EXERCISE PROMPT: Reproduce the material word for word; the images stay out.

DATA LINES:
┌────────

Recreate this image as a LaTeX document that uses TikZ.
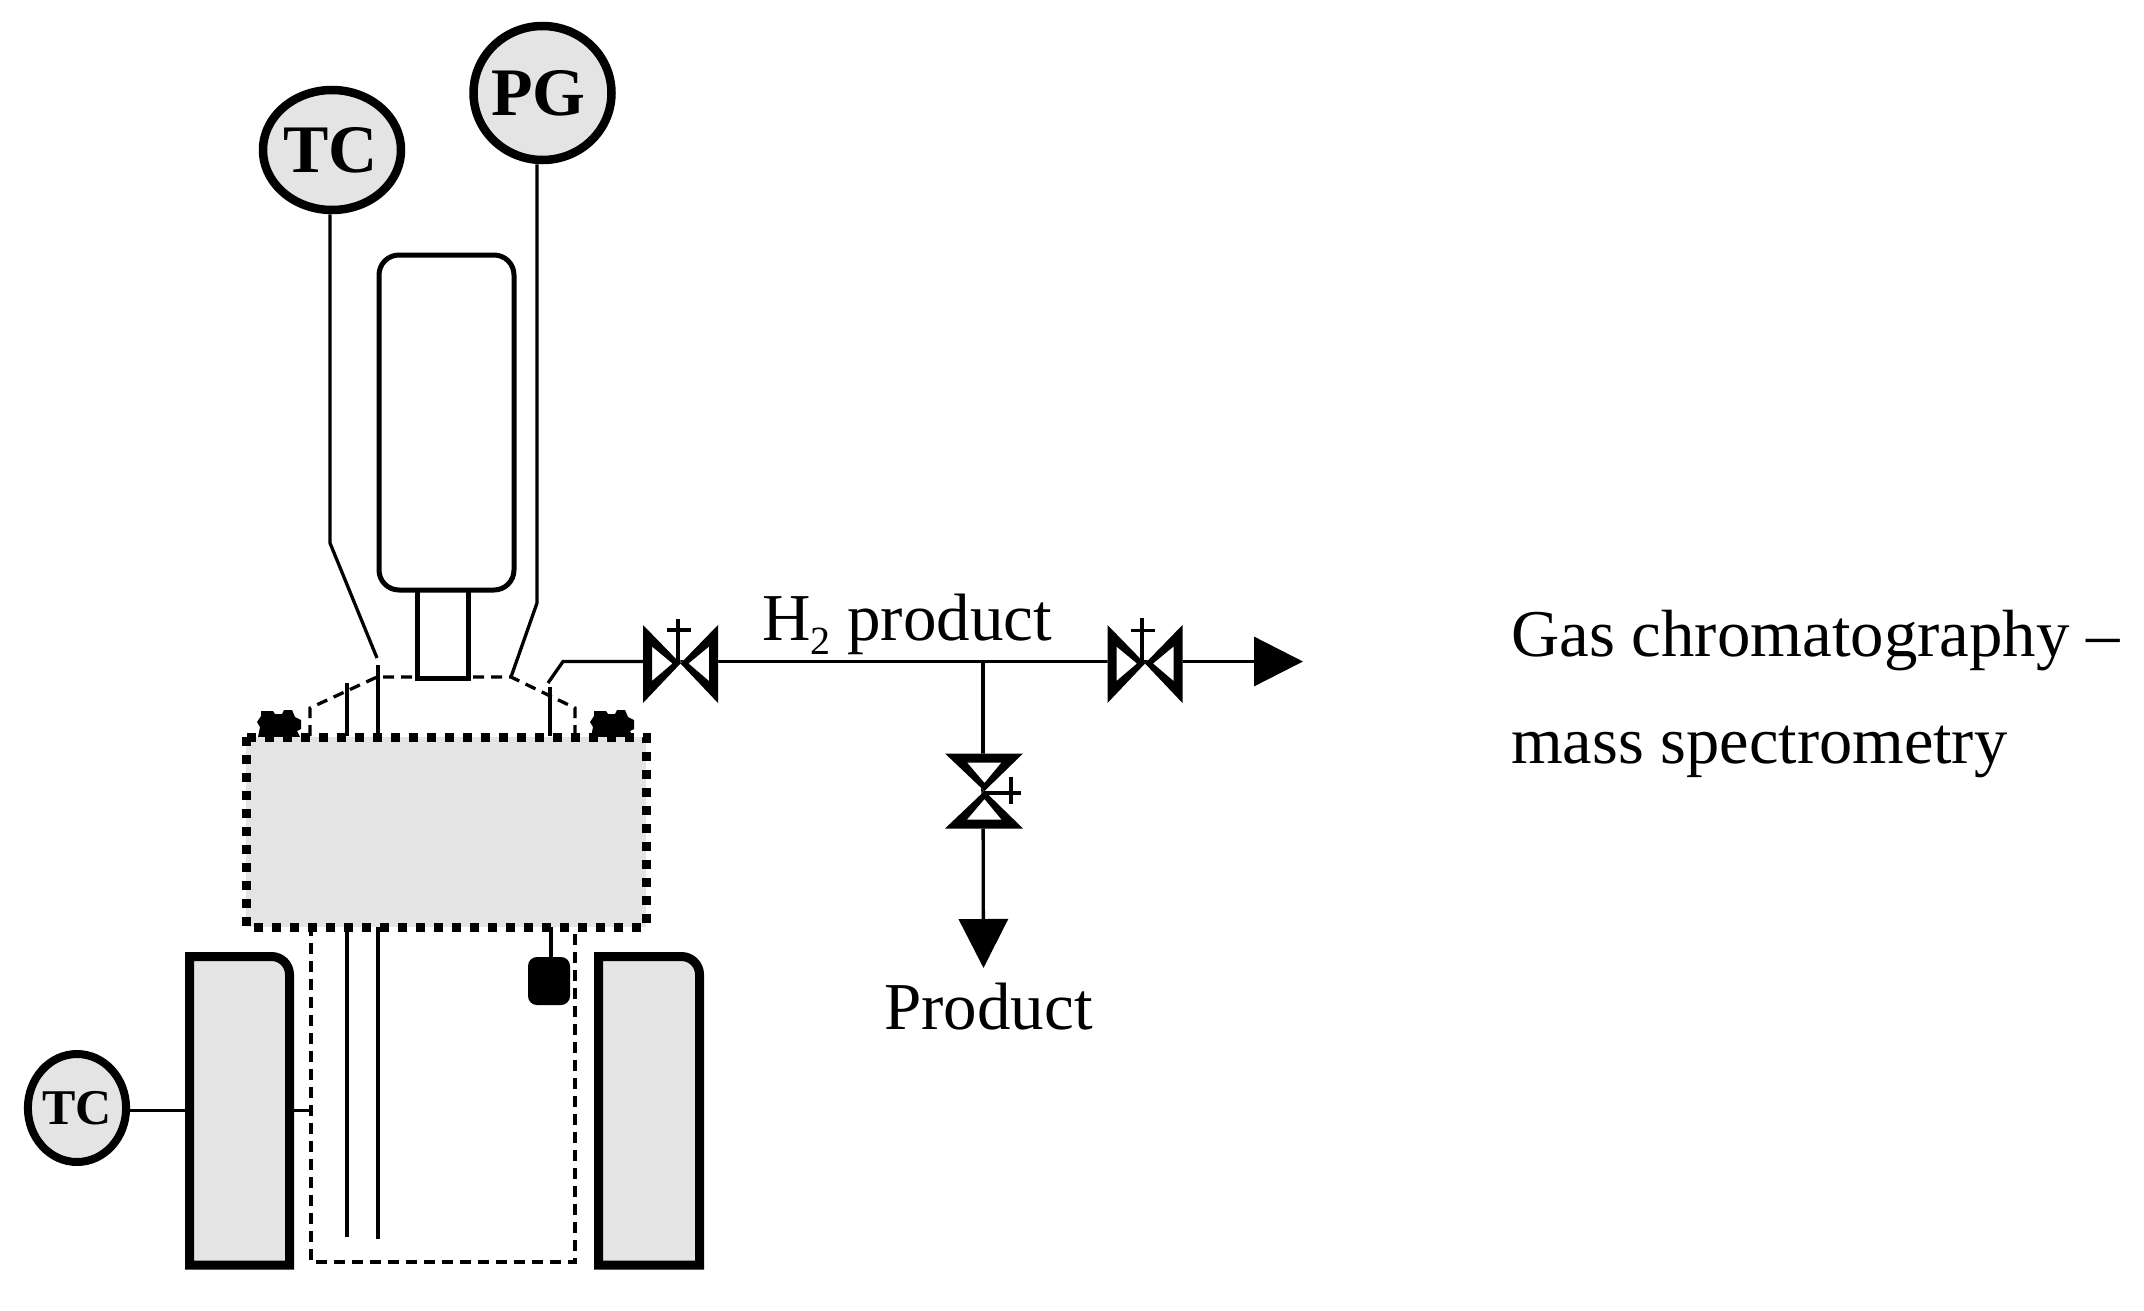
\documentclass[tikz,border=0pt]{standalone}
\usepackage{fontspec}
\setmainfont{Liberation Serif}
\usetikzlibrary{shapes.geometric,arrows.meta}
\definecolor{panel}{HTML}{E5E4E5}
\tikzset{
  x=1pt,y=-1pt,
  pipe/.style={line width=3.3pt,draw=black},
  gauge/.style={ellipse,draw=black,fill=panel,line width=8.5pt,inner sep=0pt,font=\bfseries},
  dashline/.style={line width=3.3pt,draw=black,dash pattern=on 11pt off 7pt},
  dotline/.style={line width=9pt,draw=black,fill=panel,dash pattern=on 9pt off 9pt},
  furnace/.style={line width=9pt,draw=black,fill=panel,miter limit=10},
  stem/.style={line width=3.3pt,draw=black},
  label/.style={anchor=base west,inner sep=0pt,font=\fontsize{67}{67}\selectfont},
  tip/.style={-{Triangle[length=49pt,width=49pt]}},
  valve/.pic={
    \fill[white] (-37.5,-38.5) -- (0,0) -- (37.5,-38.5) -- (37.5,39.5) -- (0,0) -- (-37.5,39.5) -- cycle;
    \fill[black,even odd rule] (-37.5,-38.5) -- (0,0) -- (37.5,-38.5) -- (37.5,39.5) -- (0,0) -- (-37.5,39.5) -- cycle
      (-28.5,-17) -- (-28.5,17.5) -- (-8,0) -- cycle
      (28.5,-17) -- (28.5,17.5) -- (8,0) -- cycle;
  },
  seal/.pic={
    \fill[black] (3,2) -- (15,2) -- (17,5) -- (24,5) -- (26,1) -- (34,1) -- (37,8) -- (43,11) -- (43,20) -- (39,22) -- (42,28) -- (0,28) -- (2,18) -- (-1,13) -- (3,7) -- cycle;
  }
}
\begin{document}
\begin{tikzpicture}
\useasboundingbox (0,0) rectangle (2144,1311);
\fill[white] (0,0) rectangle (2144,1311);

% named points
\coordinate (hoodLb) at (310,736);
\coordinate (hoodLs) at (310,708);
\coordinate (hoodTl) at (377,677);
\coordinate (hoodTr) at (511,677);
\coordinate (hoodRs) at (575,708);
\coordinate (hoodRb) at (575,736);
\coordinate (v1) at (680.5,663.5);
\coordinate (v2) at (1145,663.5);
\coordinate (v3) at (984.5,791);
\coordinate (tee) at (983,661.5);
\coordinate (outTip) at (1303,661.5);
\coordinate (prodTip) at (983.5,968);
\coordinate (furnLw) at (189.5,1110.5);
\coordinate (furnLe) at (289.5,1110.5);
\coordinate (vesselL) at (311,1110.5);

% gauges
\node[gauge,minimum width=138pt,minimum height=120pt,font=\bfseries\fontsize{68}{68}\selectfont] (tc1) at (332,150) {\kern-3pt TC};
\node[gauge,minimum width=138pt,minimum height=134pt,font=\bfseries\fontsize{68}{68}\selectfont] (pg) at (542.5,93) {\kern-8pt PG};
\node[gauge,line width=8pt,minimum width=98pt,minimum height=108pt,font=\bfseries\fontsize{50}{50}\selectfont] (tc2) at (77,1108) {TC};

% instrument lines
\draw[pipe] (tc1.south -| 330,0) -- (330,543) -- (377,658);
\draw[pipe] (pg.south -| 537,0) -- (537,603) -- (hoodTr);

% dashed vessel + hood
\draw[dashline] (hoodLb) -- (hoodLs) -- (hoodTl) -- (hoodTr) -- (hoodRs) -- (hoodRb);
\draw[dashline] (311,925) -- (311,1262) -- (575,1262) -- (575,925);

% internals
\draw[pipe] (347,683) -- (347,736);
\draw[pipe] (378,665) -- (378,736);
\draw[pipe] (550,687) -- (550,736);
\draw[pipe] (347,925) -- (347,1237);
\draw[pipe] (378,925) -- (378,1239);

% seals
\pic at (258,709) {seal};
\pic at (591,709) {seal};

% reactor
\draw[dotline] (246,737) rectangle (646,927);
\node[fill=black,rounded corners=9pt,minimum width=42pt,minimum height=48pt,inner sep=0pt] (probe) at (549,981) {};
\draw[pipe] (551,927) -- (probe.north -| 551,0);

% condenser
\draw[draw=black,line width=5pt,fill=white,miter limit=10] (417,589) -- (417,678) -- (468,678) -- (468,589);
\node[draw=black,line width=5pt,fill=white,rounded corners=20pt,minimum width=135pt,minimum height=335pt,inner sep=0pt] (cond) at (446.5,422.5) {};

% furnaces
\draw[furnace] (189.5,1265) -- (189.5,956.5) [rounded corners=18pt] -- (289.5,956.5) [sharp corners] -- (289.5,1265) -- cycle;
\draw[furnace] (598.5,1265) -- (598.5,956.5) [rounded corners=18pt] -- (699.5,956.5) [sharp corners] -- (699.5,1265) -- cycle;
\draw[pipe] (tc2.east |- furnLw) -- (furnLw);
\draw[pipe] (furnLe) -- (vesselL);

% process lines
\draw[pipe] (548,683) -- (563,661.5) -- (v1 |- tee);
\draw[pipe] (v1 |- tee) -- (tee);
\draw[pipe] (tee) -- (v2 |- tee);
\draw[pipe,tip] (v2 |- tee) -- (outTip);
\draw[pipe] (tee) -- (v3 -| tee);
\draw[pipe,tip] (v3 -| tee) -- (prodTip);

% valves
\pic at (v1) {valve};
\pic at (v2) {valve};
\pic[rotate=-90] at (v3) {valve};
\draw[stem] (678,663) -- (678,619) (667,630) -- (691,630);
\draw[stem] (1142,663) -- (1142,618) (1131,630.5) -- (1155,630.5);
\draw[stem] (984.5,793) -- (1021,793) (1011,777) -- (1011,804);

% text
\node[label] (h2) at (762,640) {H\raisebox{-14pt}{\fontsize{40}{40}\selectfont 2} product};
\node[label] (prod) at (884,1029) {Product};
\node[label,font=\fontsize{66.8}{67}\selectfont] (gc1) at (1511,656) {Gas chromatography –};
\node[label,font=\fontsize{66.4}{67}\selectfont] (gc2) at (1511,763) {mass spectrometry};
\end{tikzpicture}
\end{document}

└────────

RESULT OF THE EXERCISE:
Recreate this image as a LaTeX document that uses TikZ.
\documentclass[tikz,border=0pt]{standalone}
\usepackage{fontspec}
\setmainfont{Liberation Serif}
\usetikzlibrary{shapes.geometric,arrows.meta}
\definecolor{panel}{HTML}{E5E4E5}
\tikzset{
  x=1pt,y=-1pt,
  pipe/.style={line width=3.3pt,draw=black},
  gauge/.style={ellipse,draw=black,fill=panel,line width=8.5pt,inner sep=0pt,font=\bfseries},
  dashline/.style={line width=3.3pt,draw=black,dash pattern=on 11pt off 7pt},
  dotline/.style={line width=9pt,draw=black,fill=panel,dash pattern=on 9pt off 9pt},
  furnace/.style={line width=9pt,draw=black,fill=panel,miter limit=10},
  stem/.style={line width=3.3pt,draw=black},
  label/.style={anchor=base west,inner sep=0pt,font=\fontsize{67}{67}\selectfont},
  tip/.style={-{Triangle[length=49pt,width=49pt]}},
  valve/.pic={
    \fill[white] (-37.5,-38.5) -- (0,0) -- (37.5,-38.5) -- (37.5,39.5) -- (0,0) -- (-37.5,39.5) -- cycle;
    \fill[black,even odd rule] (-37.5,-38.5) -- (0,0) -- (37.5,-38.5) -- (37.5,39.5) -- (0,0) -- (-37.5,39.5) -- cycle
      (-28.5,-17) -- (-28.5,17.5) -- (-8,0) -- cycle
      (28.5,-17) -- (28.5,17.5) -- (8,0) -- cycle;
  },
  seal/.pic={
    \fill[black] (3,2) -- (15,2) -- (17,5) -- (24,5) -- (26,1) -- (34,1) -- (37,8) -- (43,11) -- (43,20) -- (39,22) -- (42,28) -- (0,28) -- (2,18) -- (-1,13) -- (3,7) -- cycle;
  }
}
\begin{document}
\begin{tikzpicture}
\useasboundingbox (0,0) rectangle (2144,1311);
\fill[white] (0,0) rectangle (2144,1311);

% named points
\coordinate (hoodLb) at (310,736);
\coordinate (hoodLs) at (310,708);
\coordinate (hoodTl) at (377,677);
\coordinate (hoodTr) at (511,677);
\coordinate (hoodRs) at (575,708);
\coordinate (hoodRb) at (575,736);
\coordinate (v1) at (680.5,663.5);
\coordinate (v2) at (1145,663.5);
\coordinate (v3) at (984.5,791);
\coordinate (tee) at (983,661.5);
\coordinate (outTip) at (1303,661.5);
\coordinate (prodTip) at (983.5,968);
\coordinate (furnLw) at (189.5,1110.5);
\coordinate (furnLe) at (289.5,1110.5);
\coordinate (vesselL) at (311,1110.5);

% gauges
\node[gauge,minimum width=138pt,minimum height=120pt,font=\bfseries\fontsize{68}{68}\selectfont] (tc1) at (332,150) {\kern-3pt TC};
\node[gauge,minimum width=138pt,minimum height=134pt,font=\bfseries\fontsize{68}{68}\selectfont] (pg) at (542.5,93) {\kern-8pt PG};
\node[gauge,line width=8pt,minimum width=98pt,minimum height=108pt,font=\bfseries\fontsize{50}{50}\selectfont] (tc2) at (77,1108) {TC};

% instrument lines
\draw[pipe] (tc1.south -| 330,0) -- (330,543) -- (377,658);
\draw[pipe] (pg.south -| 537,0) -- (537,603) -- (hoodTr);

% dashed vessel + hood
\draw[dashline] (hoodLb) -- (hoodLs) -- (hoodTl) -- (hoodTr) -- (hoodRs) -- (hoodRb);
\draw[dashline] (311,925) -- (311,1262) -- (575,1262) -- (575,925);

% internals
\draw[pipe] (347,683) -- (347,736);
\draw[pipe] (378,665) -- (378,736);
\draw[pipe] (550,687) -- (550,736);
\draw[pipe] (347,925) -- (347,1237);
\draw[pipe] (378,925) -- (378,1239);

% seals
\pic at (258,709) {seal};
\pic at (591,709) {seal};

% reactor
\draw[dotline] (246,737) rectangle (646,927);
\node[fill=black,rounded corners=9pt,minimum width=42pt,minimum height=48pt,inner sep=0pt] (probe) at (549,981) {};
\draw[pipe] (551,927) -- (probe.north -| 551,0);

% condenser
\draw[draw=black,line width=5pt,fill=white,miter limit=10] (417,589) -- (417,678) -- (468,678) -- (468,589);
\node[draw=black,line width=5pt,fill=white,rounded corners=20pt,minimum width=135pt,minimum height=335pt,inner sep=0pt] (cond) at (446.5,422.5) {};

% furnaces
\draw[furnace] (189.5,1265) -- (189.5,956.5) [rounded corners=18pt] -- (289.5,956.5) [sharp corners] -- (289.5,1265) -- cycle;
\draw[furnace] (598.5,1265) -- (598.5,956.5) [rounded corners=18pt] -- (699.5,956.5) [sharp corners] -- (699.5,1265) -- cycle;
\draw[pipe] (tc2.east |- furnLw) -- (furnLw);
\draw[pipe] (furnLe) -- (vesselL);

% process lines
\draw[pipe] (548,683) -- (563,661.5) -- (v1 |- tee);
\draw[pipe] (v1 |- tee) -- (tee);
\draw[pipe] (tee) -- (v2 |- tee);
\draw[pipe,tip] (v2 |- tee) -- (outTip);
\draw[pipe] (tee) -- (v3 -| tee);
\draw[pipe,tip] (v3 -| tee) -- (prodTip);

% valves
\pic at (v1) {valve};
\pic at (v2) {valve};
\pic[rotate=-90] at (v3) {valve};
\draw[stem] (678,663) -- (678,619) (667,630) -- (691,630);
\draw[stem] (1142,663) -- (1142,618) (1131,630.5) -- (1155,630.5);
\draw[stem] (984.5,793) -- (1021,793) (1011,777) -- (1011,804);

% text
\node[label] (h2) at (762,640) {H\raisebox{-14pt}{\fontsize{40}{40}\selectfont 2} product};
\node[label] (prod) at (884,1029) {Product};
\node[label,font=\fontsize{66.8}{67}\selectfont] (gc1) at (1511,656) {Gas chromatography –};
\node[label,font=\fontsize{66.4}{67}\selectfont] (gc2) at (1511,763) {mass spectrometry};
\end{tikzpicture}
\end{document}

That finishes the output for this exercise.